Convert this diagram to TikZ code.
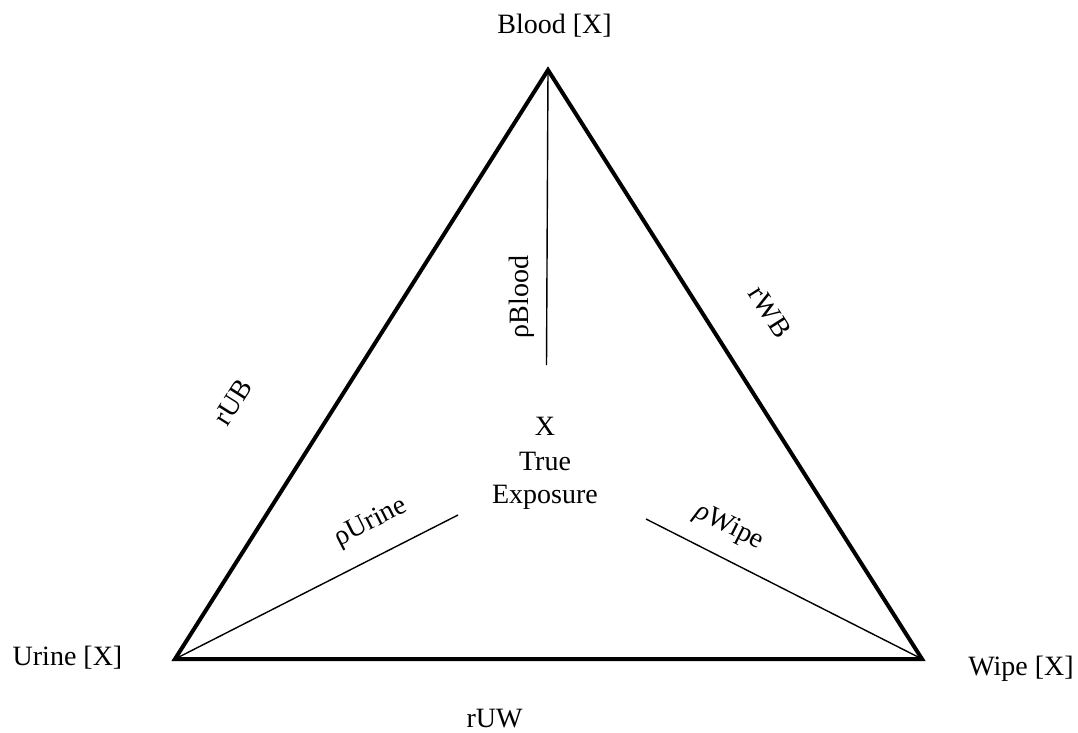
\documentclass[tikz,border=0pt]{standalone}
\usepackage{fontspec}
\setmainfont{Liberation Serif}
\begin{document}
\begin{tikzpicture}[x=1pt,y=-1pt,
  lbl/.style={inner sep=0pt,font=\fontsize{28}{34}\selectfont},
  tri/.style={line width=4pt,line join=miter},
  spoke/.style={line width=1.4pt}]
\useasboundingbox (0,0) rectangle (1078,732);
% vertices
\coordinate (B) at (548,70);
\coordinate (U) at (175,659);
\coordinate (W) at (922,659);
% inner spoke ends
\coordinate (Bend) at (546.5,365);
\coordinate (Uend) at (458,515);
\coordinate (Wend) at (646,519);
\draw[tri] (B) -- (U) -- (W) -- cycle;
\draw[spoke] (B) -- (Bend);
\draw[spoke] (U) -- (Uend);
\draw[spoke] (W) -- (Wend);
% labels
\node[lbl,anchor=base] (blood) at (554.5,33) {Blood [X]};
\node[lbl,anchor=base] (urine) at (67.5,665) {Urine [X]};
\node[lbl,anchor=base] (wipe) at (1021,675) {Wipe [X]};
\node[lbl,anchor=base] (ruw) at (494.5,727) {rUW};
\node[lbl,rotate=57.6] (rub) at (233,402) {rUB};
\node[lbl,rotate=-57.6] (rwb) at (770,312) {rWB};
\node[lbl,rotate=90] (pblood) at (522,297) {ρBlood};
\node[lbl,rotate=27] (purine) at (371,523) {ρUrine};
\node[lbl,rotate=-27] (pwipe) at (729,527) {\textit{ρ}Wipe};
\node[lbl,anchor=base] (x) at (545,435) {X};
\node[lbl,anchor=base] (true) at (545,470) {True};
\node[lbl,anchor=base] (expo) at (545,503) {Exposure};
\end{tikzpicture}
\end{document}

====

| YOUR OBJECTIVE |
Omit the pictures, and quote the material above exactly as given.

| COMPLETED EXERCISE |
Convert this diagram to TikZ code.
\documentclass[tikz,border=0pt]{standalone}
\usepackage{fontspec}
\setmainfont{Liberation Serif}
\begin{document}
\begin{tikzpicture}[x=1pt,y=-1pt,
  lbl/.style={inner sep=0pt,font=\fontsize{28}{34}\selectfont},
  tri/.style={line width=4pt,line join=miter},
  spoke/.style={line width=1.4pt}]
\useasboundingbox (0,0) rectangle (1078,732);
% vertices
\coordinate (B) at (548,70);
\coordinate (U) at (175,659);
\coordinate (W) at (922,659);
% inner spoke ends
\coordinate (Bend) at (546.5,365);
\coordinate (Uend) at (458,515);
\coordinate (Wend) at (646,519);
\draw[tri] (B) -- (U) -- (W) -- cycle;
\draw[spoke] (B) -- (Bend);
\draw[spoke] (U) -- (Uend);
\draw[spoke] (W) -- (Wend);
% labels
\node[lbl,anchor=base] (blood) at (554.5,33) {Blood [X]};
\node[lbl,anchor=base] (urine) at (67.5,665) {Urine [X]};
\node[lbl,anchor=base] (wipe) at (1021,675) {Wipe [X]};
\node[lbl,anchor=base] (ruw) at (494.5,727) {rUW};
\node[lbl,rotate=57.6] (rub) at (233,402) {rUB};
\node[lbl,rotate=-57.6] (rwb) at (770,312) {rWB};
\node[lbl,rotate=90] (pblood) at (522,297) {ρBlood};
\node[lbl,rotate=27] (purine) at (371,523) {ρUrine};
\node[lbl,rotate=-27] (pwipe) at (729,527) {\textit{ρ}Wipe};
\node[lbl,anchor=base] (x) at (545,435) {X};
\node[lbl,anchor=base] (true) at (545,470) {True};
\node[lbl,anchor=base] (expo) at (545,503) {Exposure};
\end{tikzpicture}
\end{document}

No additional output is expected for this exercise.